You have Greeks in the Macedonia region who are themselves refugees from either the Ottoman Empire or the Soviet Union. They moved en masse to the region while at the same time Pomaks and Bulgars and Slav speaking Greeks were moved out (for many reasons, losses from Balkan Wars, siding with the Nazis, or also aiding the Communists for the Greek civil war). Karaskidou's book Fields of Wheat, Hills of Blood does a pretty good job of showing the ethnic mix over the last century in this area. Outside of Greece, Albanians and Macedonians are aggrieved for land losses. Meanwhile, inside of Greece, you have Greeks aggrieved for their own land losses elsewhere. Plus, ww2 and the civil war were not only "cause" for expulsion of other ethnic groups, but a good number of Greeks as well (such as my uncle, a 12 year old drafted into the ranks of the guerillas, he lived in the Eastern Bloc up until the early 1990s). This is why Greek sentiment is so adamant about the Greek part of Macedonia. It's a rather recent addition to Greece, and it was gained through much bloodshed in Balkan Wars, WW2 (against Germany, Bulgaria, Albania, Italy, 1 million Greeks died), and the Civil War.
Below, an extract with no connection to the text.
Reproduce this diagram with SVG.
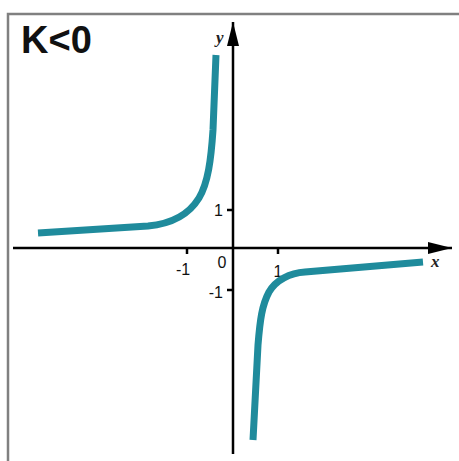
<svg xmlns="http://www.w3.org/2000/svg" width="459" height="461" viewBox="0 0 459 461">
<style>
.axis{stroke:#000;stroke-width:2.5;fill:none}
.tick{stroke:#000;stroke-width:2.5}
.curve{stroke:#1f8b9c;stroke-width:7;fill:none}
.lbl{font-family:"Liberation Sans",Arial,sans-serif;font-size:16px;fill:#111}
.var{font-family:"Liberation Serif","Times New Roman",serif;font-style:italic;font-size:17px;font-weight:bold;fill:#222}
</style>
<defs>
<marker id="ah" viewBox="0 0 24 12" refX="24" refY="6" markerWidth="24" markerHeight="12" markerUnits="userSpaceOnUse" orient="auto">
<path d="M0,0 L24,6 L0,12 Z" fill="#000"/>
</marker>
</defs>
<rect width="459" height="461" fill="#fff"/>
<path d="M8,461 L8,14 L459,14" fill="none" stroke="#808080" stroke-width="2.5"/>
<g id="title"><text x="21" y="53" font-family="Liberation Sans,Arial,sans-serif" font-weight="bold" font-size="38" fill="#111">K&lt;0</text></g>
<g id="connectors">
<line class="axis" x1="13" y1="248" x2="452" y2="248" marker-end="url(#ah)"/>
<line class="axis" x1="233" y1="454" x2="233" y2="22" marker-end="url(#ah)"/>
<line class="tick" x1="187" y1="248" x2="187" y2="254"/>
<line class="tick" x1="278" y1="248" x2="278" y2="254"/>
<line class="tick" x1="227" y1="210" x2="233" y2="210"/>
<line class="tick" x1="227" y1="290" x2="233" y2="290"/>
</g>
<g id="labels">
<text class="var" x="216" y="43">y</text>
<text class="var" x="431" y="267">x</text>
<text class="lbl" x="183" y="275" text-anchor="middle">-1</text>
<text class="lbl" x="222" y="268" text-anchor="middle">0</text>
<text class="lbl" x="278" y="277" text-anchor="middle">1</text>
<text class="lbl" x="223" y="216" text-anchor="end">1</text>
<text class="lbl" x="223" y="298" text-anchor="end">-1</text>
</g>
<g id="curve-left"><path class="curve" d="M38,233 L148,226 C170,224 188,216 199,198 C208,183 211,160 213,130 L216,55"/></g>
<g id="curve-right"><path class="curve" d="M423,262 L305,272 C290,273 276,280 269,292 C262,305 260,320 258,345 L253,440"/></g>
</svg>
In Macedonia, meanwhile, you have a national crisis right now because former Macedonian Presidents have become Bulgarian citizens and moved to Bulgaria, as have a great many young people, which further fuels Bulgarian arguments that Macedonians are simply Bulgarians converted to a national mythology by Tito. Ultimately, I think all this mixing speaks to our tenuous identities and the bankruptcy of romantic nationalism. Let them call themselves whatever they wish, whoever they think they are, but maybe to avoid future bloodshed a distinction could be made between Greek Macedonia and whatever. New Macedonia as the US recently proposed?